Groß dimensioniertes Stück absoluter Musik

DA-imNetz.de
21.05.2012
Klaus Ackermann

Frankfurt J. Es hat einen regelrecht umgehauen. Einen Intensivkurs in Sachen Gustav Mahler boten Paavo Järvi und das wieder ungemein leistungsstarke hr-Sinfonieorchester dicht an den klanglichen Realitäten der 5. Sinfonie. Von Klaus Ackermann

In der gut besuchten Alten Oper gab es zudem ein Wiedersehen und –hören mit der russischen Geigerin Viktoria Mullova, die Sergej Prokofjews 2. Violinkonzert wie mit dem Weichstift reinzeichnete.
Maßvoll modern ist dieser Prokofjew, 1935 nach der Rückkehr des Komponisten in die Sowjetunion geschrieben und den hammerharten Personalstil der frühen Jahre nahezu vergessen machend. Mit einem kantabel anmutenden, russisch getönten Thema weist die Solistin, eingangs noch allein, in diese stimmungsvolle Klangwelt ein, die gespenstischer tänzerischer Spuk durchbricht. Melodiösen Zucker hat auch das Andante assai, von den Streichern mit zart gezupften Akkorden unterlegt und von Mullova klanglich ideal austariert, die den schönen gehaltvollen Ton ihrer aus ehrwürdiger italienischer Manufaktur stammenden Geige exemplarisch nutzt.
Dass es diesem Prokofjew an tückisch virtuosen Einfällen nicht mangelt, lässt die Weltklasse-Geigerin nahezu vergessen.

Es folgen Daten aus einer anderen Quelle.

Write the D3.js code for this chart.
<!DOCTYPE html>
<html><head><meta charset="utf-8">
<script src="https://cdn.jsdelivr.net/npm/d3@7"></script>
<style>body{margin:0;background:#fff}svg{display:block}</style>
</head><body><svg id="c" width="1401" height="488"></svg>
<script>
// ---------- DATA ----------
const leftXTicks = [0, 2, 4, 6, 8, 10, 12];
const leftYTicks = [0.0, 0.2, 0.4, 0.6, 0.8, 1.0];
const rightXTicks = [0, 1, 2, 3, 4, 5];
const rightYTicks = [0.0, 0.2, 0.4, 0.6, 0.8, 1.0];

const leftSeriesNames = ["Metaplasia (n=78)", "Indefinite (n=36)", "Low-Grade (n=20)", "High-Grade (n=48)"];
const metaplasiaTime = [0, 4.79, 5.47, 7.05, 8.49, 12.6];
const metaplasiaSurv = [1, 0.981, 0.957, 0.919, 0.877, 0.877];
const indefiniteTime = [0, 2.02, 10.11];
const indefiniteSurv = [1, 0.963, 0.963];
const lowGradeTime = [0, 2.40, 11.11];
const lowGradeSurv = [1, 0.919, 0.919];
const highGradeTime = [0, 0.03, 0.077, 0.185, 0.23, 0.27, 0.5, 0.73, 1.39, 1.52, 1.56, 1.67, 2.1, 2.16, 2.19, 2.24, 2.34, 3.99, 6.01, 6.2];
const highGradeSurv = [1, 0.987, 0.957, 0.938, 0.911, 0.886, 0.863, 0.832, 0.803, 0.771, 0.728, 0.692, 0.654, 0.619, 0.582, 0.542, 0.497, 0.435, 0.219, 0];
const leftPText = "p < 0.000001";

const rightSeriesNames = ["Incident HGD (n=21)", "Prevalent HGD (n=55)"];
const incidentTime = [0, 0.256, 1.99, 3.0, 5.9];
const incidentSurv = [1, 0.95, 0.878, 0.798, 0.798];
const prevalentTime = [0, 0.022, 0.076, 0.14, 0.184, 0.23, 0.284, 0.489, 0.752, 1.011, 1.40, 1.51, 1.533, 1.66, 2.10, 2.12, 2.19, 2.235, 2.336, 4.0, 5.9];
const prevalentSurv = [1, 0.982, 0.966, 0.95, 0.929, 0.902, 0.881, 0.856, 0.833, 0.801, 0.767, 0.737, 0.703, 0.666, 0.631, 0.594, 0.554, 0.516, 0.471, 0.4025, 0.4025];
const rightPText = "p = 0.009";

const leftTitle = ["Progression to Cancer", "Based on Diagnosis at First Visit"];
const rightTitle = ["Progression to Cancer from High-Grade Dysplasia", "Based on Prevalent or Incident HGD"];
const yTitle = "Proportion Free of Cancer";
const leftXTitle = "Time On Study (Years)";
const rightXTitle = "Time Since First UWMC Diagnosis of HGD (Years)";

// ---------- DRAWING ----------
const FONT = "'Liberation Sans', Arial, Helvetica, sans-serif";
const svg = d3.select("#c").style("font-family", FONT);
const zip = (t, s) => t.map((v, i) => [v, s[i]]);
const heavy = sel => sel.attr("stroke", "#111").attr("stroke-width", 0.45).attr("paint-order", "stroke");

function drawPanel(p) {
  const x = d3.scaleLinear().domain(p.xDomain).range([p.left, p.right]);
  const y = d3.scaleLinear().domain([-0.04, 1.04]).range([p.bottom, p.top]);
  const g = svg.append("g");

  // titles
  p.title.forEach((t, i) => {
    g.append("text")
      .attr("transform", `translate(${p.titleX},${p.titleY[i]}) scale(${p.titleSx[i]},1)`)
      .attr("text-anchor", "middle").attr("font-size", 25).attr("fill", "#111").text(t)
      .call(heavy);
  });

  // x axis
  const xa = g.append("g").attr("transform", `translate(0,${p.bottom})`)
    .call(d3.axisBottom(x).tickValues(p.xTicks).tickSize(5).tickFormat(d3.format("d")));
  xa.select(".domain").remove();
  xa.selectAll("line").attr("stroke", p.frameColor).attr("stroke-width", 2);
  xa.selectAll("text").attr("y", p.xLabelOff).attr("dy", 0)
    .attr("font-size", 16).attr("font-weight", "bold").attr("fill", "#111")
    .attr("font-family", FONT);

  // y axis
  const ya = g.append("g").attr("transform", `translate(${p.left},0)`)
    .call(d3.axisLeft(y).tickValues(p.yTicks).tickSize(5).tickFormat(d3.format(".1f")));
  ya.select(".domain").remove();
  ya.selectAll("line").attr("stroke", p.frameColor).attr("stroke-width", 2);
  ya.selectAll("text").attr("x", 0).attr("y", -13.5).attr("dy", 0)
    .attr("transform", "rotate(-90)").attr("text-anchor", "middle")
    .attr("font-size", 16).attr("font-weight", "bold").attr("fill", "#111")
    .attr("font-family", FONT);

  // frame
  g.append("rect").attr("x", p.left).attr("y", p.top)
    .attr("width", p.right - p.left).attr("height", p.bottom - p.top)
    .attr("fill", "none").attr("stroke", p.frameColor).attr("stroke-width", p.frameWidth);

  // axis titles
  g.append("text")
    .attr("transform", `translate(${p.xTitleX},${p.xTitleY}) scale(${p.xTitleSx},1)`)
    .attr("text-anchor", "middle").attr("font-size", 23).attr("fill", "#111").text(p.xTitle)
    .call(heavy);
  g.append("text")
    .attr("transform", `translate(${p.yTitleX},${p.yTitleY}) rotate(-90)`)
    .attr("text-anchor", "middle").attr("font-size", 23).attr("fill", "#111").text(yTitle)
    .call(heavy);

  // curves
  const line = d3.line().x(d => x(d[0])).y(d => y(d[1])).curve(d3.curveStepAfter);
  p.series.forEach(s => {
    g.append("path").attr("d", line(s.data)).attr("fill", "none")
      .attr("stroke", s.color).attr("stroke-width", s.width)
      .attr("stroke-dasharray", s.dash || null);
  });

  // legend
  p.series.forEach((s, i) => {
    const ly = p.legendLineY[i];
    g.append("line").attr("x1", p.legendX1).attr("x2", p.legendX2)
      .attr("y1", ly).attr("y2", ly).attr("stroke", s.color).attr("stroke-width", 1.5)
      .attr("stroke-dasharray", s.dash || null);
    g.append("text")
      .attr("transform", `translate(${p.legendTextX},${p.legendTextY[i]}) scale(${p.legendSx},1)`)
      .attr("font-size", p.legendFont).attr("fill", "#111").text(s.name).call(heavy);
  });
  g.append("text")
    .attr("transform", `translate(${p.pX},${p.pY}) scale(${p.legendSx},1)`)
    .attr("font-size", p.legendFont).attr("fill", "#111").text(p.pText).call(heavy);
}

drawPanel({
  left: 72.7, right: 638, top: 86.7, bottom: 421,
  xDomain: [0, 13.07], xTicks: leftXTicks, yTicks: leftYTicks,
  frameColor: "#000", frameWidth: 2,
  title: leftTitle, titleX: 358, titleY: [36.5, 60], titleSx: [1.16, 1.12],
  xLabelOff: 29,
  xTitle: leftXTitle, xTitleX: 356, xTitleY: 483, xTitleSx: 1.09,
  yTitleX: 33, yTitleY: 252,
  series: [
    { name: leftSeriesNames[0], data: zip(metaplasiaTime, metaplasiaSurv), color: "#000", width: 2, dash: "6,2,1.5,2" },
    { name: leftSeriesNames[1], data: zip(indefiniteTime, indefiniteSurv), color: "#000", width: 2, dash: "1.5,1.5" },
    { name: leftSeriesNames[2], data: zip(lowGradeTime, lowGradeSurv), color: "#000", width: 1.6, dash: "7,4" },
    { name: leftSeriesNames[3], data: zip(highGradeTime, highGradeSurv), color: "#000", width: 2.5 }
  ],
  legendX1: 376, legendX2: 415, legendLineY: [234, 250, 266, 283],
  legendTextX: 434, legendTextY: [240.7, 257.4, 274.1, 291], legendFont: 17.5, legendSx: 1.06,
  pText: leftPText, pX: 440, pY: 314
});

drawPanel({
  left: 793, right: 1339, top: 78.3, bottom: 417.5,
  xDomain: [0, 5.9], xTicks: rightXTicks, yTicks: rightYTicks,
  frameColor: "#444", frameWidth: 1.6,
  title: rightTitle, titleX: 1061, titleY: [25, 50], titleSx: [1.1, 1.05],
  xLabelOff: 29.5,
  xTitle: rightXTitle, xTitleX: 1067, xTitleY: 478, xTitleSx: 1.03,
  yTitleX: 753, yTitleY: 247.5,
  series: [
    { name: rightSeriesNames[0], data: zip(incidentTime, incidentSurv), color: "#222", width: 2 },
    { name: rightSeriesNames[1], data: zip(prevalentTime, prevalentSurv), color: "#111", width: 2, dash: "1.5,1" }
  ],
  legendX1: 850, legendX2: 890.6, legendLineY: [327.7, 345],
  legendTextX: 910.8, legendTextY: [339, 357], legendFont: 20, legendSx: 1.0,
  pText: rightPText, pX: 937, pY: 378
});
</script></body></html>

So natürlich wirkt das metrisch schnell wechselnde tänzerische Allegro mit seinen motorischen Skalen, deren Kastagnetten-Rhythmus auf Spanien verweist. Mit stilistischem Feingefühl und großem stimmlichen Gestus dann auch der obligate Bach als Zugabe, hier die Sarabande aus der 2. Suite für Violine solo.
Bachs instrumentale Linie schwingt selbst bei Mahlers 5. Sinfonie mit, ein in zwei Abteilungen angelegtes, groß dimensioniertes Stück absoluter Musik, das ein eigenartiges polyphones Gewebe auf polyrhythmischer Grundlage erstellt. In Järvis packender energiegeladener Inszenierung scheint schon die markante Trompete des Trauermarschs in eine Art Todeszone zu geleiten. Wie ein orchestraler Aufschrei dann der eigentliche erste Satz, „mit größter Vehemenz“ zu spielen, was für Järvi und die Mahler offenbar besonders liebenden hr-Symphoniker das Gebot der 76 Minuten ist. Allein die Celli erzeugen bei diesem aufwühlenden emotionalen Engpass die gewisse stimmliche Wärme. Bis hin zum klanglich irrlichternden Schluss ein Blick in den Abgrund.

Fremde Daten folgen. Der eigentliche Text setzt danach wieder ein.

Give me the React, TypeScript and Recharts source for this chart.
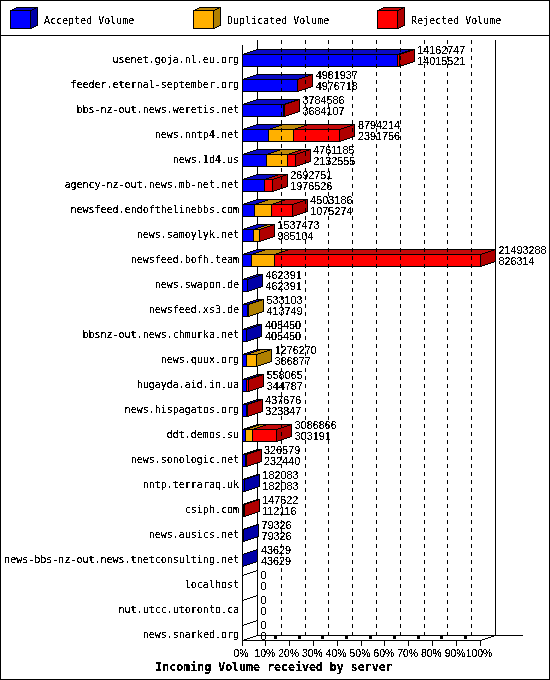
import React from "react";
import { BarChart, Bar, XAxis, YAxis, Legend, LabelList } from "recharts";

const servers = [
  "usenet.goja.nl.eu.org", "feeder.eternal-september.org", "bbs-nz-out.news.weretis.net",
  "news.nntp4.net", "news.1d4.us", "agency-nz-out.news.mb-net.net",
  "newsfeed.endofthelinebbs.com", "news.samoylyk.net", "newsfeed.bofh.team",
  "news.swapon.de", "newsfeed.xs3.de", "bbsnz-out.news.chmurka.net",
  "news.quux.org", "hugayda.aid.in.ua", "news.hispagatos.org", "ddt.demos.su",
  "news.sonologic.net", "nntp.terraraq.uk", "csiph.com", "news.ausics.net",
  "news-bbs-nz-out.news.tnetconsulting.net", "localhost", "nut.utcc.utoronto.ca",
  "news.snarked.org",
];
const accepted = [
  14015521, 4976718, 3684107, 2391756, 2132555, 1976526, 1075274, 985104, 826314,
  462391, 413749, 405450, 386877, 344787, 323847, 303191, 232440, 182083, 112116,
  79326, 43629, 0, 0, 0,
];
const duplicated = [
  0, 0, 0, 2258000, 1920000, 30000, 1550000, 550000, 2077000,
  0, 119354, 0, 889393, 40000, 0, 596000, 0, 0, 0, 0, 0, 0, 0, 0,
];
const totals = [
  14162747, 4981937, 3784586, 8794214, 4761185, 2692751, 4503186, 1537473, 21493288,
  462391, 533103, 405450, 1276270, 558065, 437676, 3086866, 326579, 182083, 147622,
  79326, 43629, 0, 0, 0,
];
const percentTicks = [0, 10, 20, 30, 40, 50, 60, 70, 80, 90, 100];
const titleText = "Incoming Volume received by server";

const rows = servers.map((server, i) => ({
  server,
  accepted: accepted[i],
  duplicated: duplicated[i],
  rejected: totals[i] - accepted[i] - duplicated[i],
  total: totals[i],
}));
const maxTotal = Math.max(...totals);

const MONO = "'DejaVu Sans Mono', monospace";
const BOLD_MONO = "'DejaVu Sans Mono', monospace";
const DIGITS = "'Liberation Sans', sans-serif";
const DX = 15;
const DY = 5;
const LEFT = 242.5;
const RIGHT = 480.5;
const FLOOR = 640.5;

const snap = (v: number) => Math.floor(v) + 0.5;

const px = { filter: "url(#px)" };

function PixelFilter() {
  return (
    <filter id="px" x="-5%" y="-20%" width="110%" height="140%" colorInterpolationFilters="sRGB">
      <feComponentTransfer>
        <feFuncA type="discrete" tableValues="0 0 0 1 1 1 1 1" />
      </feComponentTransfer>
    </filter>
  );
}

function Box3D(props: any) {
  const { x, y, width, height, fill, topFill, sideFill } = props;
  if (!width || width <= 0) return null;
  const x0 = snap(x);
  const x1 = snap(x + width);
  const y0 = snap(y);
  const y1 = snap(y + height);
  const line = { stroke: "#000", strokeWidth: 1, shapeRendering: "crispEdges" as const };
  return (
    <g>
      <polygon points={`${x0},${y0} ${x0 + DX},${y0 - DY} ${x1 + DX},${y0 - DY} ${x1},${y0}`} fill={topFill} {...line} />
      <polygon points={`${x1},${y0} ${x1 + DX},${y0 - DY} ${x1 + DX},${y1 - DY} ${x1},${y1}`} fill={sideFill} {...line} />
      <rect x={x0} y={y0} width={x1 - x0} height={y1 - y0} fill={fill} {...line} />
    </g>
  );
}

function XTick(props: any) {
  const { x, index } = props;
  const fx = x;
  const pct = percentTicks[index];
  const crisp = { shapeRendering: "crispEdges" as const };
  return (
    <g>
      {pct > 0 && pct < 100 && (
        <line x1={snap(fx + DX)} y1={40} x2={snap(fx + DX)} y2={635} stroke="#000" strokeDasharray="4 4" {...crisp} />
      )}
      <line x1={snap(fx - 0.5)} y1={FLOOR} x2={snap(fx - 0.5)} y2={645.5} stroke="#000" {...crisp} />
      {pct > 0 && pct < 100 && (
        <line x1={fx + 7.5} y1={637.5} x2={fx + 10.5} y2={637.5} stroke="#000" strokeWidth={3} {...crisp} />
      )}
      <text x={fx - 1.5} y={656.5} textAnchor="middle" fontFamily={DIGITS} fontSize={10.4} fill="#000" style={px}>
        {`${pct}%`}
      </text>
    </g>
  );
}

function YTick(props: any) {
  const { y, payload, index } = props;
  const cy = y - 0.5;
  return (
    <g>
      {totals[index] === 0 && (
        <line x1={LEFT} y1={snap(cy - 9)} x2={LEFT + DX} y2={snap(cy - 14)} stroke="#000" shapeRendering="crispEdges" />
      )}
      <text x={239} y={cy + 3.5} textAnchor="end" fontFamily={MONO} fontSize={10} fill="#000" style={px}>
        {payload.value}
      </text>
    </g>
  );
}

function RowLabel(props: any) {
  const { x, y, width, height, index } = props;
  const tx = x + width + 18;
  const cy = y + height / 2 - 0.5;
  const t = { x: tx, textAnchor: "start" as const, fontFamily: DIGITS, fontSize: 10.8, fill: "#000", style: px };
  return (
    <g>
      <text {...t} y={cy - 5.5}>{totals[index]}</text>
      <text {...t} y={cy + 5.5}>{accepted[index]}</text>
    </g>
  );
}

const legendX = [10.5, 193.5, 377.5];
const legendSkin: Record<string, { top: string; side: string }> = {};

function LegendBoxes(props: any) {
  const items = props.payload || [];
  return (
    <svg width={550} height={36} style={{ display: "block" }}>
      <defs><PixelFilter /></defs>
      {items.map((it: any, i: number) => {
        const x0 = legendX[i];
        const x1 = x0 + 20;
        const y0 = 10.5;
        const y1 = 28.5;
        const dx = 7;
        const dy = 3;
        const skin = legendSkin[it.value];
        const line = { stroke: "#000", shapeRendering: "crispEdges" as const };
        return (
          <g key={it.value}>
            <polygon points={`${x0},${y0} ${x0 + dx},${y0 - dy} ${x1 + dx},${y0 - dy} ${x1},${y0}`} fill={skin.top} {...line} />
            <polygon points={`${x1},${y0} ${x1 + dx},${y0 - dy} ${x1 + dx},${y1 - dy} ${x1},${y1}`} fill={skin.side} {...line} />
            <rect x={x0} y={y0} width={x1 - x0} height={y1 - y0} fill={it.color} {...line} />
            <text x={x0 + 33.5} y={23.5} fontFamily={MONO} fontSize={10} fill="#000" style={px}>{it.value}</text>
          </g>
        );
      })}
    </svg>
  );
}

const seriesStyles = [
  { key: "accepted", name: "Accepted Volume", fill: "#0000ff", top: "#0a0ac4", side: "#0000a8" },
  { key: "duplicated", name: "Duplicated Volume", fill: "#ffb000", top: "#c08a0a", side: "#b08000" },
  { key: "rejected", name: "Rejected Volume", fill: "#ff0000", top: "#c40a0a", side: "#b00000" },
];
seriesStyles.forEach((s) => { legendSkin[s.name] = { top: s.top, side: s.side }; });

export default function App() {
  const crisp = { shapeRendering: "crispEdges" as const, stroke: "#000" };
  return (
    <div style={{ position: "absolute", left: 0, top: 0, width: 550, height: 680, background: "#fff", overflow: "hidden" }}>
      <BarChart
        width={550}
        height={680}
        data={rows}
        layout="vertical"
        barSize={12}
        margin={{ top: 47, right: 69.5, bottom: 0, left: 0 }}
      >
        <defs><PixelFilter /></defs>
        <rect x={0.5} y={0.5} width={549} height={679} fill="#fff" {...crisp} />
        <line x1={0} y1={35.5} x2={550} y2={35.5} {...crisp} />
        <line x1={LEFT} y1={45} x2={LEFT} y2={FLOOR} {...crisp} />
        <line x1={LEFT + DX} y1={40} x2={LEFT + DX} y2={FLOOR - DY} {...crisp} />
        <line x1={RIGHT + DX} y1={40} x2={RIGHT + DX} y2={FLOOR - DY} {...crisp} />
        <line x1={LEFT + DX} y1={FLOOR - DY} x2={523} y2={FLOOR - DY} {...crisp} />
        <line x1={LEFT} y1={FLOOR} x2={RIGHT} y2={FLOOR} {...crisp} />
        <line x1={LEFT} y1={FLOOR} x2={LEFT + DX} y2={FLOOR - DY} {...crisp} />
        <line x1={RIGHT} y1={FLOOR} x2={RIGHT + DX} y2={FLOOR - DY} {...crisp} />
        <text x={274} y={671} textAnchor="middle" fontFamily={BOLD_MONO} fontWeight="bold" fontSize={11.6} fill="#000" style={px}>
          {titleText}
        </text>
        <XAxis
          type="number"
          domain={[0, maxTotal]}
          ticks={percentTicks.map((p) => (p * maxTotal) / 100)}
          interval={0}
          height={33}
          axisLine={false}
          tickLine={false}
          tick={XTick}
        />
        <YAxis
          type="category"
          dataKey="server"
          width={242.5}
          interval={0}
          axisLine={false}
          tickLine={false}
          tick={YTick}
        />
        <Legend
          verticalAlign="middle"
          layout="horizontal"
          wrapperStyle={{ left: 0, top: 0, width: 550, height: 36 }}
          content={LegendBoxes}
        />
        {seriesStyles.map((s) => (
          <Bar
            key={s.key}
            dataKey={s.key}
            name={s.name}
            stackId="v"
            fill={s.fill}
            isAnimationActive={false}
            shape={(p: any) => <Box3D {...p} topFill={s.top} sideFill={s.side} />}
          >
            {s.key === "rejected" && <LabelList dataKey="total" content={RowLabel} />}
          </Bar>
        ))}
      </BarChart>
    </div>
  );
}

Auch das ausgedehnte Scherzo, eine Art Ländler, der regelrecht demontiert wird und mit einem fantastischen Hornisten wie ein Fels in sinfonischer Brandung, hat den selbstquälerischen Bezug. Dagegen scheint sich Järvi in den trivialen Klangmomenten tänzerisch zu wiegen. Dieser Lust am klanglichen Chaos, das „ewig aufs Neue eine Welt gebärt, die im nächsten Moment wieder zu Grunde geht“ (Mahler), folgt ein Adagietto, das aus anderen Sphären kommt.

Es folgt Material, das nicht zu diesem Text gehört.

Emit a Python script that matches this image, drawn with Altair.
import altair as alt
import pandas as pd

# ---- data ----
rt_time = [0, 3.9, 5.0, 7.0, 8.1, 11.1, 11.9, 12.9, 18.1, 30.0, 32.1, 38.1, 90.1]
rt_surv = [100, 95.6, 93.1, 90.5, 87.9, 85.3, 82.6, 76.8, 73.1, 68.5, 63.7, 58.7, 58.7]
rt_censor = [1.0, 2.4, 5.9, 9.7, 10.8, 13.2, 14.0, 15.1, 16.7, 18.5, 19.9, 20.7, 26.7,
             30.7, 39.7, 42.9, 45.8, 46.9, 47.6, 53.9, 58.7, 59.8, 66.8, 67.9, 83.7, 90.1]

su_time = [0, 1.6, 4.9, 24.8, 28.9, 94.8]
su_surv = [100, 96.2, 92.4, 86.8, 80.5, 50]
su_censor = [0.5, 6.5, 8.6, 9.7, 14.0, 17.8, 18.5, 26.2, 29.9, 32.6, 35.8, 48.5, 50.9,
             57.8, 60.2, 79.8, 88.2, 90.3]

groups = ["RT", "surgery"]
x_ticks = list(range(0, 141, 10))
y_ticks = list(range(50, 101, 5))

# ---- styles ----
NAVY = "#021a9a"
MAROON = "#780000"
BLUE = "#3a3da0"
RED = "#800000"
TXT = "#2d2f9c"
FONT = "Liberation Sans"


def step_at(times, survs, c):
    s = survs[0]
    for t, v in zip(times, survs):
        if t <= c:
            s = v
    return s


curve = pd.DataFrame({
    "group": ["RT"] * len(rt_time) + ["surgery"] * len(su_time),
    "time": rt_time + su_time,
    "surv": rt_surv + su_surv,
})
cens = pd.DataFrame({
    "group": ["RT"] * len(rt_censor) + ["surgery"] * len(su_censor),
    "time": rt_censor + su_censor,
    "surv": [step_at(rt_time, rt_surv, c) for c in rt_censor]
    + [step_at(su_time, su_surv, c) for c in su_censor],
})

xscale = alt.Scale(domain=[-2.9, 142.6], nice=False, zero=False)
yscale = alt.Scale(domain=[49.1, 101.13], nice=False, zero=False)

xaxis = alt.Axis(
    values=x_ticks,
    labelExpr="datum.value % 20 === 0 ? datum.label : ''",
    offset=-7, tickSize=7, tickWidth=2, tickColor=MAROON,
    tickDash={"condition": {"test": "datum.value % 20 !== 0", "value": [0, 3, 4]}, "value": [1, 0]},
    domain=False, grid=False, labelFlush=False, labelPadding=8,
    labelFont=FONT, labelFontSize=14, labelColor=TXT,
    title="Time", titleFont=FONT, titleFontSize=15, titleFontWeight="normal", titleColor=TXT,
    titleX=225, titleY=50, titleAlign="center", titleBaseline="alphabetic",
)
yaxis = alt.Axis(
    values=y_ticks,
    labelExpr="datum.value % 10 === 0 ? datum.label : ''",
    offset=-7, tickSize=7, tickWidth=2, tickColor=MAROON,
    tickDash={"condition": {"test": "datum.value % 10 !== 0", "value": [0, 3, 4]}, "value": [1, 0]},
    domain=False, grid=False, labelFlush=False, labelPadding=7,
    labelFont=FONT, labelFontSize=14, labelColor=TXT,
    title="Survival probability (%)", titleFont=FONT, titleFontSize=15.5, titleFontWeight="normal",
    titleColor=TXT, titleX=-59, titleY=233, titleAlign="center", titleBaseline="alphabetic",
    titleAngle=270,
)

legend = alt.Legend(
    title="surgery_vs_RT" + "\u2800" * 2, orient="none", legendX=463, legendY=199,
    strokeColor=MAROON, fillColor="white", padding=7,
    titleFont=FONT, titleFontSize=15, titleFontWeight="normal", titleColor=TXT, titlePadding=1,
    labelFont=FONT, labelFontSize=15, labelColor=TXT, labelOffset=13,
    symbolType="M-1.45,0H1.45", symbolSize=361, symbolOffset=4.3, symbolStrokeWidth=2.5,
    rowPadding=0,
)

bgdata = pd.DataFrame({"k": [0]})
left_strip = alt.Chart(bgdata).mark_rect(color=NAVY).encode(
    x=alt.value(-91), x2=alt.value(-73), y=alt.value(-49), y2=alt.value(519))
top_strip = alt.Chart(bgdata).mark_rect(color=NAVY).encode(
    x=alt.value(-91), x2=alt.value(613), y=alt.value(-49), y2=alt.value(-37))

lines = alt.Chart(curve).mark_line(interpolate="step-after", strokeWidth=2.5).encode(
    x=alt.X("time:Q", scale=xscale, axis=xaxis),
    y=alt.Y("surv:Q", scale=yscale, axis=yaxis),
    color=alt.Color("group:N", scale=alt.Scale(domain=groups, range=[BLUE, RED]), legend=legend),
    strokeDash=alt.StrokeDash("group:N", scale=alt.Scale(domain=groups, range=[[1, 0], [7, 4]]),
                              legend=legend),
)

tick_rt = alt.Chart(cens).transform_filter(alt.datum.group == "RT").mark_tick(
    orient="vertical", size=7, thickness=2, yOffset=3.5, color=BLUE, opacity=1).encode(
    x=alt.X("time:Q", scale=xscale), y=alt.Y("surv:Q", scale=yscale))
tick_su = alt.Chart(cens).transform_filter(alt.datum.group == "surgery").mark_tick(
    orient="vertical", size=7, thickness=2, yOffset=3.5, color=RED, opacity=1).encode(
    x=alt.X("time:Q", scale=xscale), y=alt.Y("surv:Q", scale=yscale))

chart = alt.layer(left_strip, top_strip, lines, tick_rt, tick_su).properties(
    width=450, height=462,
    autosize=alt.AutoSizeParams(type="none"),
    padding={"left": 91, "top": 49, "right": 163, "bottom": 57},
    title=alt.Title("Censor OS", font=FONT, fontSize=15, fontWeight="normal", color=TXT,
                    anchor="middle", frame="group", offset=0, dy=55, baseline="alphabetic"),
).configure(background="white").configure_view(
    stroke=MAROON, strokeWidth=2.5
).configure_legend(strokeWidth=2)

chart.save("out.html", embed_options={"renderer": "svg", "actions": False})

Järvi scheint hier klanglich einen Blumenteppich auszulegen, von innen heraus glühend wie die Farben eines Gemäldes von Gustav Klimt. Ein Weckruf der exzellenten Hörner lässt den breiten Streicher-Strom fließen – so zwischen Gassenhauer-Anstrich und Fugen-Form als Heiligenschein. Die effektvolle finale Verdichtung des so widersprüchlichen sinfonischen Geschehens offenbart noch einmal das sichere dramaturgische Gespür des hr-Chefdirigenten.